• [Goal]:
Repeat what the lines below say, word for word, and skip every image.

• [Data]:
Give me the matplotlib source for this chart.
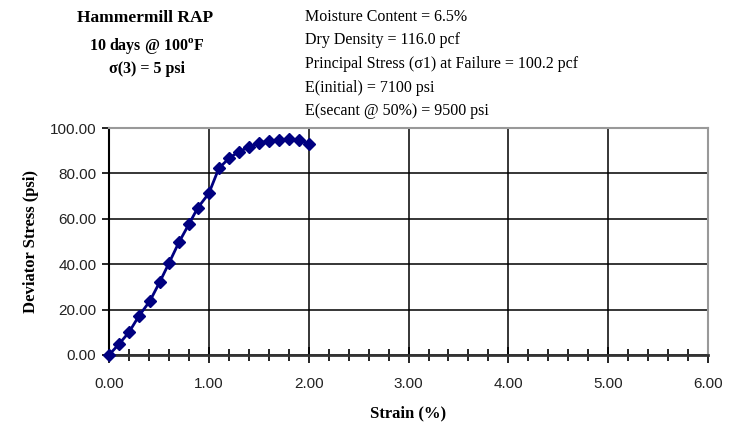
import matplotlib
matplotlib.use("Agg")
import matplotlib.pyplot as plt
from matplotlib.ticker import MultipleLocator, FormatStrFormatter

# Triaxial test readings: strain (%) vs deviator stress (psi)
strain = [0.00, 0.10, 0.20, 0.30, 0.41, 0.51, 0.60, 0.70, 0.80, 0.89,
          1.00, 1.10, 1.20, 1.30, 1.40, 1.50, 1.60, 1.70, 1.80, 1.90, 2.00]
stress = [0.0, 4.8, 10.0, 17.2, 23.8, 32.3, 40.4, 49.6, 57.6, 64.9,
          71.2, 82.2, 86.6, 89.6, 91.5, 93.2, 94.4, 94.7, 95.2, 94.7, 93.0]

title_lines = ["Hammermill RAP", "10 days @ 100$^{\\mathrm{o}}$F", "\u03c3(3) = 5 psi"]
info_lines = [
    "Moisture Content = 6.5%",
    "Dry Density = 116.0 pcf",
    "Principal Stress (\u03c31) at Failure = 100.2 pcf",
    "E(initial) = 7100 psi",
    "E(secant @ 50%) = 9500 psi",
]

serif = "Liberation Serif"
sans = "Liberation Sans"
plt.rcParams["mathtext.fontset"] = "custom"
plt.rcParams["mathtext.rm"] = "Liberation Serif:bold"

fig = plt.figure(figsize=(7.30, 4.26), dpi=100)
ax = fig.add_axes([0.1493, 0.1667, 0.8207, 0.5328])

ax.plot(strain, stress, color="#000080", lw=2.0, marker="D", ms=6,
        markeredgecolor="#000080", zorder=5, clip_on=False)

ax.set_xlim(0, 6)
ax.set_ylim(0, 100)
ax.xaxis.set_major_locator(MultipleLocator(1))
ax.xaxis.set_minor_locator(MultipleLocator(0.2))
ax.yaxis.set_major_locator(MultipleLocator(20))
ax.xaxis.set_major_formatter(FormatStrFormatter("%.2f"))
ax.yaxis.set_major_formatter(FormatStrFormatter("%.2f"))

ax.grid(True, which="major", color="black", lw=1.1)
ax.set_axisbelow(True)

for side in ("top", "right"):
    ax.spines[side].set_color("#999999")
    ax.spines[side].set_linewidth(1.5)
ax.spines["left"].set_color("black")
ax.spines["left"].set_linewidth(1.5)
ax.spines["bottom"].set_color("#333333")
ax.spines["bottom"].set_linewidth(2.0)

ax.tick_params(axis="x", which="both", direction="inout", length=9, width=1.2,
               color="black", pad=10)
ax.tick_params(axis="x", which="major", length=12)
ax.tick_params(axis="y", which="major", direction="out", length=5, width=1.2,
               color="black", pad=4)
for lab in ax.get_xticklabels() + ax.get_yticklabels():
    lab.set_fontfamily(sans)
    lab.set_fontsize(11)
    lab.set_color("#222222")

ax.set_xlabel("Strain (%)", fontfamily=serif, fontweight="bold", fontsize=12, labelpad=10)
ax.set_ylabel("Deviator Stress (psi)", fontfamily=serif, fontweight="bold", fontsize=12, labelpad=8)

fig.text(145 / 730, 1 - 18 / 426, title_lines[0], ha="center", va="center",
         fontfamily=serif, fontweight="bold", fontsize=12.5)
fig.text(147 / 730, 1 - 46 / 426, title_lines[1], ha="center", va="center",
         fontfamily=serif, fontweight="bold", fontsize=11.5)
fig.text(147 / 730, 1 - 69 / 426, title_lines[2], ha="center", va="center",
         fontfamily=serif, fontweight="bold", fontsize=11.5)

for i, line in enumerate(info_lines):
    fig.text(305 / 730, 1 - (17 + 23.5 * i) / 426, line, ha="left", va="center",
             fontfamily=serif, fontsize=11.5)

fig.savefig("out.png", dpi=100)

• [Solved problem]:
Give me the matplotlib source for this chart.
import matplotlib
matplotlib.use("Agg")
import matplotlib.pyplot as plt
from matplotlib.ticker import MultipleLocator, FormatStrFormatter

# Triaxial test readings: strain (%) vs deviator stress (psi)
strain = [0.00, 0.10, 0.20, 0.30, 0.41, 0.51, 0.60, 0.70, 0.80, 0.89,
          1.00, 1.10, 1.20, 1.30, 1.40, 1.50, 1.60, 1.70, 1.80, 1.90, 2.00]
stress = [0.0, 4.8, 10.0, 17.2, 23.8, 32.3, 40.4, 49.6, 57.6, 64.9,
          71.2, 82.2, 86.6, 89.6, 91.5, 93.2, 94.4, 94.7, 95.2, 94.7, 93.0]

title_lines = ["Hammermill RAP", "10 days @ 100$^{\\mathrm{o}}$F", "\u03c3(3) = 5 psi"]
info_lines = [
    "Moisture Content = 6.5%",
    "Dry Density = 116.0 pcf",
    "Principal Stress (\u03c31) at Failure = 100.2 pcf",
    "E(initial) = 7100 psi",
    "E(secant @ 50%) = 9500 psi",
]

serif = "Liberation Serif"
sans = "Liberation Sans"
plt.rcParams["mathtext.fontset"] = "custom"
plt.rcParams["mathtext.rm"] = "Liberation Serif:bold"

fig = plt.figure(figsize=(7.30, 4.26), dpi=100)
ax = fig.add_axes([0.1493, 0.1667, 0.8207, 0.5328])

ax.plot(strain, stress, color="#000080", lw=2.0, marker="D", ms=6,
        markeredgecolor="#000080", zorder=5, clip_on=False)

ax.set_xlim(0, 6)
ax.set_ylim(0, 100)
ax.xaxis.set_major_locator(MultipleLocator(1))
ax.xaxis.set_minor_locator(MultipleLocator(0.2))
ax.yaxis.set_major_locator(MultipleLocator(20))
ax.xaxis.set_major_formatter(FormatStrFormatter("%.2f"))
ax.yaxis.set_major_formatter(FormatStrFormatter("%.2f"))

ax.grid(True, which="major", color="black", lw=1.1)
ax.set_axisbelow(True)

for side in ("top", "right"):
    ax.spines[side].set_color("#999999")
    ax.spines[side].set_linewidth(1.5)
ax.spines["left"].set_color("black")
ax.spines["left"].set_linewidth(1.5)
ax.spines["bottom"].set_color("#333333")
ax.spines["bottom"].set_linewidth(2.0)

ax.tick_params(axis="x", which="both", direction="inout", length=9, width=1.2,
               color="black", pad=10)
ax.tick_params(axis="x", which="major", length=12)
ax.tick_params(axis="y", which="major", direction="out", length=5, width=1.2,
               color="black", pad=4)
for lab in ax.get_xticklabels() + ax.get_yticklabels():
    lab.set_fontfamily(sans)
    lab.set_fontsize(11)
    lab.set_color("#222222")

ax.set_xlabel("Strain (%)", fontfamily=serif, fontweight="bold", fontsize=12, labelpad=10)
ax.set_ylabel("Deviator Stress (psi)", fontfamily=serif, fontweight="bold", fontsize=12, labelpad=8)

fig.text(145 / 730, 1 - 18 / 426, title_lines[0], ha="center", va="center",
         fontfamily=serif, fontweight="bold", fontsize=12.5)
fig.text(147 / 730, 1 - 46 / 426, title_lines[1], ha="center", va="center",
         fontfamily=serif, fontweight="bold", fontsize=11.5)
fig.text(147 / 730, 1 - 69 / 426, title_lines[2], ha="center", va="center",
         fontfamily=serif, fontweight="bold", fontsize=11.5)

for i, line in enumerate(info_lines):
    fig.text(305 / 730, 1 - (17 + 23.5 * i) / 426, line, ha="left", va="center",
             fontfamily=serif, fontsize=11.5)

fig.savefig("out.png", dpi=100)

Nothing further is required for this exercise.